- OBJECTIVE
Repeat each line of the material below exactly as it appears, minus any pictures.

┌─ COLLECTED DATA

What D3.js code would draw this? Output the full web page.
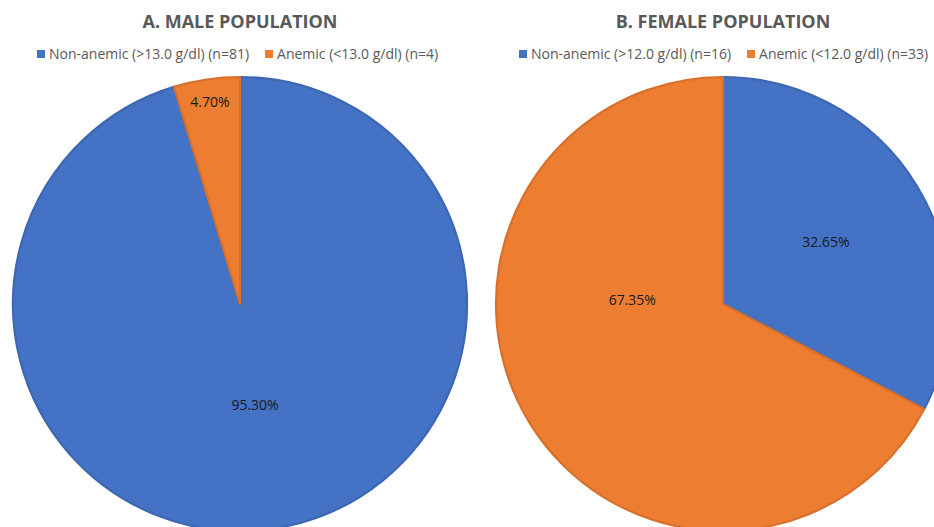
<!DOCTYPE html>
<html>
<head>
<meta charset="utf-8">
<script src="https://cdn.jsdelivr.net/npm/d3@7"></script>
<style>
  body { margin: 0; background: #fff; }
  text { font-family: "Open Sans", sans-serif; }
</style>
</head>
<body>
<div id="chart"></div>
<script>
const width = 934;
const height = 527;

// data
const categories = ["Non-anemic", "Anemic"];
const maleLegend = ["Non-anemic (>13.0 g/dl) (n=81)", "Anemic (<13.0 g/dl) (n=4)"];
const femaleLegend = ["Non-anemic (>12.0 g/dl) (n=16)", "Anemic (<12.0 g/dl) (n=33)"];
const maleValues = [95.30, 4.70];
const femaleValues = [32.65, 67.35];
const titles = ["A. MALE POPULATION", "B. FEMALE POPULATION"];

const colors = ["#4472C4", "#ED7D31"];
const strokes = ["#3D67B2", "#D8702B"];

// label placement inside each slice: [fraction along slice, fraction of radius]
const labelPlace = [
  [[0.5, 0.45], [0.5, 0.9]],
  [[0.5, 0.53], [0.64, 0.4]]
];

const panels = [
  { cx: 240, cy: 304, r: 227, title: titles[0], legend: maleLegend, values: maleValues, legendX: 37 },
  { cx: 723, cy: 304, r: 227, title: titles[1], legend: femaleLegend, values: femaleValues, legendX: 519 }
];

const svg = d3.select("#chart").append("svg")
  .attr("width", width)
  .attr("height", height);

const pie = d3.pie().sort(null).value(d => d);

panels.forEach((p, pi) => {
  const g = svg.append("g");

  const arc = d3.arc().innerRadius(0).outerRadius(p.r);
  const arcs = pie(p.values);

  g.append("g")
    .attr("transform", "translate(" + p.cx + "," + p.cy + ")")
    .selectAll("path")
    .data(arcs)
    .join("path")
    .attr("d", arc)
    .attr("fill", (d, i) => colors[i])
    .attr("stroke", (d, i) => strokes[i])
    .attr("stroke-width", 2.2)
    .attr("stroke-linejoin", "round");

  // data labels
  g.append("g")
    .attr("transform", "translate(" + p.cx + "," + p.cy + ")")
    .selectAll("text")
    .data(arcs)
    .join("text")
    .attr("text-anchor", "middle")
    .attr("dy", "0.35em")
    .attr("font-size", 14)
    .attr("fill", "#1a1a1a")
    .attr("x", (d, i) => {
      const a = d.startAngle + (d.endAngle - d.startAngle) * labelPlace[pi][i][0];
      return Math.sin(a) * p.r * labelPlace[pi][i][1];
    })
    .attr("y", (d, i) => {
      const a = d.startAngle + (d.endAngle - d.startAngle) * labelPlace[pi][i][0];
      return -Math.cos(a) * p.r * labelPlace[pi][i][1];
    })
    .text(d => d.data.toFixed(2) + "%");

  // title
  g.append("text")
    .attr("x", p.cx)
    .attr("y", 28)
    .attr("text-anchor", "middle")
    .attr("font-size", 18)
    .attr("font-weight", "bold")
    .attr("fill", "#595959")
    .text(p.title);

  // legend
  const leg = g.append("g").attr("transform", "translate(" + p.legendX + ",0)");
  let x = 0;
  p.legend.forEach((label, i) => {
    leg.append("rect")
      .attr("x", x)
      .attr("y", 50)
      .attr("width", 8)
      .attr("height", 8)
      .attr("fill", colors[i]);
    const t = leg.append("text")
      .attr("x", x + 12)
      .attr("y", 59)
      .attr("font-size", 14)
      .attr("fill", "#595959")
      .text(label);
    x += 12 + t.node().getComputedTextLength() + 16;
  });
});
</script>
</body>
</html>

└─

- COMPLETED EXERCISE
What D3.js code would draw this? Output the full web page.
<!DOCTYPE html>
<html>
<head>
<meta charset="utf-8">
<script src="https://cdn.jsdelivr.net/npm/d3@7"></script>
<style>
  body { margin: 0; background: #fff; }
  text { font-family: "Open Sans", sans-serif; }
</style>
</head>
<body>
<div id="chart"></div>
<script>
const width = 934;
const height = 527;

// data
const categories = ["Non-anemic", "Anemic"];
const maleLegend = ["Non-anemic (>13.0 g/dl) (n=81)", "Anemic (<13.0 g/dl) (n=4)"];
const femaleLegend = ["Non-anemic (>12.0 g/dl) (n=16)", "Anemic (<12.0 g/dl) (n=33)"];
const maleValues = [95.30, 4.70];
const femaleValues = [32.65, 67.35];
const titles = ["A. MALE POPULATION", "B. FEMALE POPULATION"];

const colors = ["#4472C4", "#ED7D31"];
const strokes = ["#3D67B2", "#D8702B"];

// label placement inside each slice: [fraction along slice, fraction of radius]
const labelPlace = [
  [[0.5, 0.45], [0.5, 0.9]],
  [[0.5, 0.53], [0.64, 0.4]]
];

const panels = [
  { cx: 240, cy: 304, r: 227, title: titles[0], legend: maleLegend, values: maleValues, legendX: 37 },
  { cx: 723, cy: 304, r: 227, title: titles[1], legend: femaleLegend, values: femaleValues, legendX: 519 }
];

const svg = d3.select("#chart").append("svg")
  .attr("width", width)
  .attr("height", height);

const pie = d3.pie().sort(null).value(d => d);

panels.forEach((p, pi) => {
  const g = svg.append("g");

  const arc = d3.arc().innerRadius(0).outerRadius(p.r);
  const arcs = pie(p.values);

  g.append("g")
    .attr("transform", "translate(" + p.cx + "," + p.cy + ")")
    .selectAll("path")
    .data(arcs)
    .join("path")
    .attr("d", arc)
    .attr("fill", (d, i) => colors[i])
    .attr("stroke", (d, i) => strokes[i])
    .attr("stroke-width", 2.2)
    .attr("stroke-linejoin", "round");

  // data labels
  g.append("g")
    .attr("transform", "translate(" + p.cx + "," + p.cy + ")")
    .selectAll("text")
    .data(arcs)
    .join("text")
    .attr("text-anchor", "middle")
    .attr("dy", "0.35em")
    .attr("font-size", 14)
    .attr("fill", "#1a1a1a")
    .attr("x", (d, i) => {
      const a = d.startAngle + (d.endAngle - d.startAngle) * labelPlace[pi][i][0];
      return Math.sin(a) * p.r * labelPlace[pi][i][1];
    })
    .attr("y", (d, i) => {
      const a = d.startAngle + (d.endAngle - d.startAngle) * labelPlace[pi][i][0];
      return -Math.cos(a) * p.r * labelPlace[pi][i][1];
    })
    .text(d => d.data.toFixed(2) + "%");

  // title
  g.append("text")
    .attr("x", p.cx)
    .attr("y", 28)
    .attr("text-anchor", "middle")
    .attr("font-size", 18)
    .attr("font-weight", "bold")
    .attr("fill", "#595959")
    .text(p.title);

  // legend
  const leg = g.append("g").attr("transform", "translate(" + p.legendX + ",0)");
  let x = 0;
  p.legend.forEach((label, i) => {
    leg.append("rect")
      .attr("x", x)
      .attr("y", 50)
      .attr("width", 8)
      .attr("height", 8)
      .attr("fill", colors[i]);
    const t = leg.append("text")
      .attr("x", x + 12)
      .attr("y", 59)
      .attr("font-size", 14)
      .attr("fill", "#595959")
      .text(label);
    x += 12 + t.node().getComputedTextLength() + 16;
  });
});
</script>
</body>
</html>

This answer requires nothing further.